◆ **Supplied records**:
----
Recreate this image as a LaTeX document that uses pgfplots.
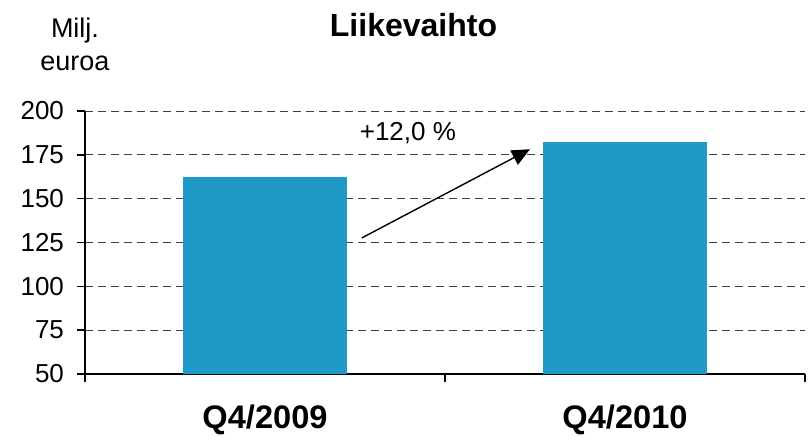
\documentclass[border=0pt]{standalone}
\usepackage{fontspec}
\setmainfont{Liberation Sans}
\usepackage{pgfplots}
\pgfplotsset{compat=1.18}
\usetikzlibrary{arrows.meta}
\definecolor{barblue}{RGB}{32,153,199}

\begin{document}
\begin{tikzpicture}
% canvas: 1 px of the reference = 0.5pt, origin at the axis' lower left corner
\useasboundingbox (-42.5pt,-35.5pt) rectangle (362.5pt,187pt);
\begin{axis}[
    at={(0,0)}, anchor=south west,
    scale only axis,
    width=360pt, height=131.5pt,
    xmin=0, xmax=2,
    ymin=50, ymax=200,
    axis lines*=left,
    axis line style={line width=0.9pt},
    xtick={0,1,2},
    xticklabels={Q4/2009,Q4/2010},
    x tick label as interval,
    ytick={50,75,100,125,150,175,200},
    tick align=outside,
    major tick length=4pt,
    tick style={black, line width=0.7pt},
    ymajorgrids,
    major grid style={black!75, line width=0.5pt, dash pattern=on 4pt off 2.5pt},
    yticklabel style={font=\fontsize{13}{15}\selectfont, xshift=-3pt},
    xticklabel style={font=\bfseries\fontsize{16.3}{18}\selectfont, yshift=-8pt},
    /pgf/number format/assume math mode=true,
    bar width=0.455,
    clip=false,
]
\addplot[ybar, fill=barblue, draw=none] coordinates {(0.5,162.3) (1.5,182.2)};
\draw[-{Triangle[length=9pt,width=8pt]}, line width=0.7pt] (axis cs:0.769,127.6) -- (axis cs:1.236,178.2);
\node[font=\fontsize{13}{15}\selectfont] at (axis cs:0.897,187.5) {+12,0 \%};
\end{axis}
\node[font=\bfseries\fontsize{16}{18}\selectfont] at (164.25pt,174.5pt) {Liikevaihto};
\node[font=\fontsize{13.5}{15}\selectfont] at (-5pt,171.5pt) {Milj.};
\node[font=\fontsize{13.5}{15}\selectfont] at (-5pt,155.5pt) {euroa};
\end{tikzpicture}
\end{document}
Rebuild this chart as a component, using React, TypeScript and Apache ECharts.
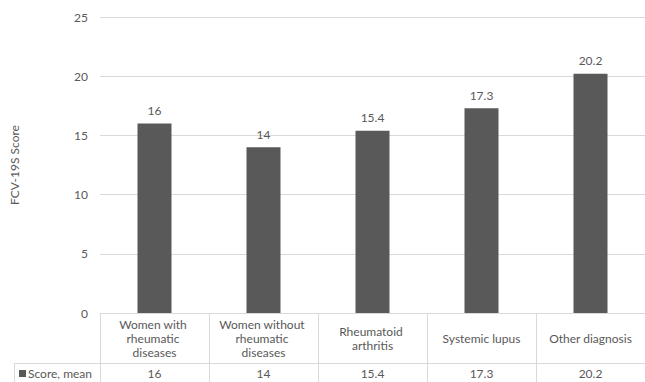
----
Print the complete listing exactly as it stands, without its pictures.

◆ **Full solution**:
Recreate this image as a LaTeX document that uses pgfplots.
\documentclass[border=0pt]{standalone}
\usepackage{fontspec}
\setmainfont{Liberation Sans}
\usepackage{pgfplots}
\pgfplotsset{compat=1.18}
\usetikzlibrary{arrows.meta}
\definecolor{barblue}{RGB}{32,153,199}

\begin{document}
\begin{tikzpicture}
% canvas: 1 px of the reference = 0.5pt, origin at the axis' lower left corner
\useasboundingbox (-42.5pt,-35.5pt) rectangle (362.5pt,187pt);
\begin{axis}[
    at={(0,0)}, anchor=south west,
    scale only axis,
    width=360pt, height=131.5pt,
    xmin=0, xmax=2,
    ymin=50, ymax=200,
    axis lines*=left,
    axis line style={line width=0.9pt},
    xtick={0,1,2},
    xticklabels={Q4/2009,Q4/2010},
    x tick label as interval,
    ytick={50,75,100,125,150,175,200},
    tick align=outside,
    major tick length=4pt,
    tick style={black, line width=0.7pt},
    ymajorgrids,
    major grid style={black!75, line width=0.5pt, dash pattern=on 4pt off 2.5pt},
    yticklabel style={font=\fontsize{13}{15}\selectfont, xshift=-3pt},
    xticklabel style={font=\bfseries\fontsize{16.3}{18}\selectfont, yshift=-8pt},
    /pgf/number format/assume math mode=true,
    bar width=0.455,
    clip=false,
]
\addplot[ybar, fill=barblue, draw=none] coordinates {(0.5,162.3) (1.5,182.2)};
\draw[-{Triangle[length=9pt,width=8pt]}, line width=0.7pt] (axis cs:0.769,127.6) -- (axis cs:1.236,178.2);
\node[font=\fontsize{13}{15}\selectfont] at (axis cs:0.897,187.5) {+12,0 \%};
\end{axis}
\node[font=\bfseries\fontsize{16}{18}\selectfont] at (164.25pt,174.5pt) {Liikevaihto};
\node[font=\fontsize{13.5}{15}\selectfont] at (-5pt,171.5pt) {Milj.};
\node[font=\fontsize{13.5}{15}\selectfont] at (-5pt,155.5pt) {euroa};
\end{tikzpicture}
\end{document}
Rebuild this chart as a component, using React, TypeScript and Apache ECharts.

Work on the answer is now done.